Manager offers contrast to many coaches who set their academy graduates up to fail with cheap, low-intensity minutes

Nobody looks overawed. Nobody looks out of place. Nobody looks as if they have school in the morning or are wearing a shirt two sizes too big for them. Conor Bradley walks over towards the Liverpool fans, arms aloft, Virgil van Dijk and Cody Gakpo either side of him, and this doesn’t feel like a dream or a Photoshop job or an artfully shot credit-card advert. James McConnell gets his turn with the trophy, and it doesn’t feel awkward or hefty in his hands. This is Liverpool, this is Wembley, and once you slip on the red shirt – no matter how high the number on the back of it – you know exactly what is expected of you, and what to expect in return.

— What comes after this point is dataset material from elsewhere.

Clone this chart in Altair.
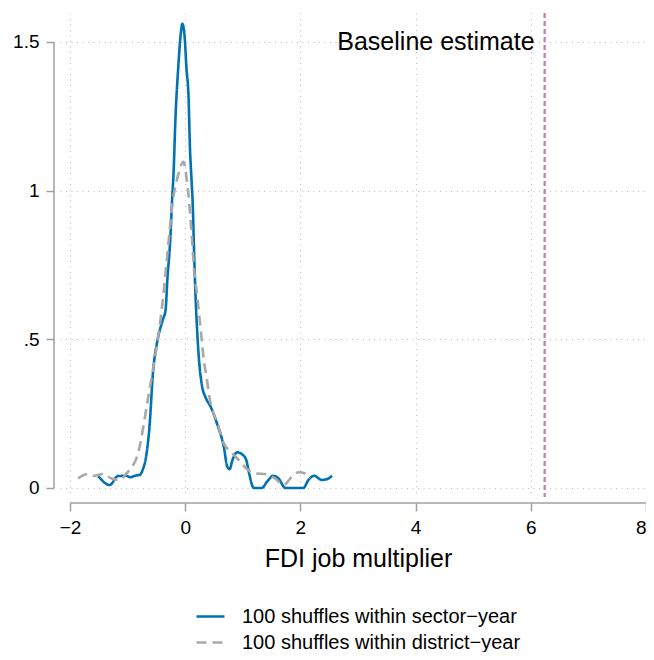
import altair as alt
import pandas as pd

# Series 1: 100 shuffles within sector-year
sector_x = [-1.51, -1.31, -1.17, -1.02, -0.95, -0.88, -0.79, -0.74, -0.68, -0.62, -0.56, -0.48,
            -0.39, -0.34, -0.31, -0.26, -0.23, -0.20, -0.17, -0.12, -0.07, -0.05, -0.01, 0.02,
            0.06, 0.08, 0.11, 0.13, 0.155, 0.18, 0.21, 0.24, 0.29, 0.36, 0.44, 0.56, 0.67, 0.73,
            0.77, 0.82, 0.90, 0.99, 1.06, 1.11, 1.19, 1.33, 1.42, 1.53, 1.62, 1.74, 2.05, 2.14,
            2.24, 2.37, 2.45, 2.55]
sector_y = [0.040, 0.010, 0.040, 0.041, 0.036, 0.041, 0.044, 0.060, 0.105, 0.206, 0.386, 0.498,
            0.565, 0.600, 0.700, 0.834, 0.958, 1.070, 1.238, 1.417, 1.540, 1.561, 1.518, 1.417,
            1.305, 1.159, 1.036, 0.958, 0.789, 0.643, 0.520, 0.430, 0.346, 0.302, 0.274, 0.212,
            0.139, 0.072, 0.063, 0.094, 0.120, 0.113, 0.094, 0.049, 0.000, 0.000, 0.021, 0.041,
            0.032, 0.000, 0.000, 0.027, 0.041, 0.027, 0.029, 0.041]

# Series 2: 100 shuffles within district-year
district_x = [-1.86, -1.71, -1.60, -1.43, -1.28, -1.14, -1.02, -0.82, -0.65, -0.505, -0.42, -0.33,
              -0.28, -0.22, -0.13, -0.03, 0.02, 0.07, 0.115, 0.155, 0.21, 0.27, 0.33, 0.36, 0.44,
              0.56, 0.67, 0.79, 0.93, 1.07, 1.22, 1.39, 1.56, 1.71, 1.85, 1.97, 2.08, 2.17]
district_y = [0.032, 0.046, 0.041, 0.047, 0.032, 0.027, 0.049, 0.116, 0.296, 0.464, 0.580, 0.744,
              0.845, 0.958, 1.047, 1.097, 1.047, 0.958, 0.845, 0.733, 0.643, 0.531, 0.419, 0.386,
              0.285, 0.218, 0.150, 0.122, 0.094, 0.064, 0.049, 0.047, 0.032, 0.010, 0.038, 0.053,
              0.049, 0.032]

series_names = ["100 shuffles within sector\u2212year", "100 shuffles within district\u2212year"]
baseline_value = [6.24]
baseline_label = ["Baseline estimate"]
x_ticks = [-2, 0, 2, 4, 6, 8]
y_ticks = [0, 0.5, 1, 1.5]

df = pd.concat([
    pd.DataFrame({"x": sector_x, "y": sector_y, "series": series_names[0], "order": range(len(sector_x))}),
    pd.DataFrame({"x": district_x, "y": district_y, "series": series_names[1], "order": range(len(district_x))}),
])
base_df = pd.DataFrame({"x": baseline_value, "y": [1.5], "label": baseline_label})
xaxis_df = pd.DataFrame({"x": [min(x_ticks)], "x2": [max(x_ticks)]})
yaxis_df = pd.DataFrame({"y": [min(y_ticks)], "y2": [max(y_ticks)]})

W, H = 586, 484
FONT = "Liberation Sans"
AXIS_GRAY = "#a0a0a0"

xscale = alt.Scale(domain=[-2.1736, 8], nice=False, zero=False)
yscale = alt.Scale(domain=[-0.0303, 1.5975], nice=False, zero=False)

legend_kw = dict(title=None, orient="none", legendX=135, legendY=588,
                 direction="vertical", symbolType="stroke",
                 symbolSize=784, symbolStrokeWidth=2.5,
                 labelFont=FONT, labelFontSize=20, labelColor="black", labelLimit=0,
                 labelOffset=16, rowPadding=0, padding=0)

lines = alt.Chart(df).mark_line(strokeWidth=2.6, interpolate="monotone").encode(
    x=alt.X("x:Q", scale=xscale,
            axis=alt.Axis(values=x_ticks, title="FDI job multiplier", offset=6, format="~g",
                          titlePadding=9, titleX=298)),
    y=alt.Y("y:Q", scale=yscale,
            axis=alt.Axis(values=y_ticks, title=None, offset=6, format="~g",
                          labelExpr="datum.value == 0.5 ? '.5' : datum.label")),
    color=alt.Color("series:N",
                    scale=alt.Scale(domain=series_names, range=["#0072B2", "#A8A8A8"]),
                    legend=alt.Legend(**legend_kw)),
    strokeDash=alt.StrokeDash("series:N",
                              scale=alt.Scale(domain=series_names, range=[[1, 0], [10, 6]]),
                              legend=alt.Legend(**legend_kw)),
    order="order:Q",
)

vline = alt.Chart(base_df).mark_rule(color="#CC79A7", strokeWidth=2.2, strokeDash=[5, 3]).encode(
    x="x:Q"
)

label = alt.Chart(base_df).mark_text(align="right", baseline="middle", dx=-10, fontSize=25,
                                     font=FONT, color="black").encode(
    x="x:Q", y="y:Q", text="label:N"
)

xaxis_line = alt.Chart(xaxis_df).mark_rule(color=AXIS_GRAY, strokeWidth=1.5).encode(
    x="x:Q", x2="x2:Q", y=alt.value(H + 6)
)
yaxis_line = alt.Chart(yaxis_df).mark_rule(color=AXIS_GRAY, strokeWidth=1.5).encode(
    y="y:Q", y2="y2:Q", x=alt.value(-6)
)

chart = alt.layer(vline, lines, label, xaxis_line, yaxis_line).properties(
    width=W, height=H,
    autosize=alt.AutoSizeParams(type="none"),
    padding={"left": 52, "top": 5, "right": 0, "bottom": 155},
).configure_view(stroke=None).configure_axis(
    domain=False,
    grid=True, gridColor="#bdbdbd", gridDash=[1, 4.5], gridWidth=1,
    ticks=True, tickColor=AXIS_GRAY, tickWidth=1.5, tickSize=8,
    labelFont=FONT, labelFontSize=19, labelColor="black", labelPadding=7,
    titleFont=FONT, titleFontSize=25, titleFontWeight="normal", titleColor="black",
)

chart.save("out.html", embed_options={"renderer": "svg", "actions": False})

And so even amid their injuries, their relative inexperience, the pummelling of Caoimhín Kelleher’s goal, it felt like the most natural thing in the world that Liverpool should win this final. Chelsea had the better of the chances and the more expensively assembled side, and yet did we ever really doubt the team built from candy floss, Melwood undergraduates and veterans of the Papa John’s Trophy? Perhaps, as Jürgen Klopp begins the long turn for home, this is the real measure of his work: a machine where winning is so ingrained that the parts themselves are largely interchangeable, even when the parts replacing them were recently children.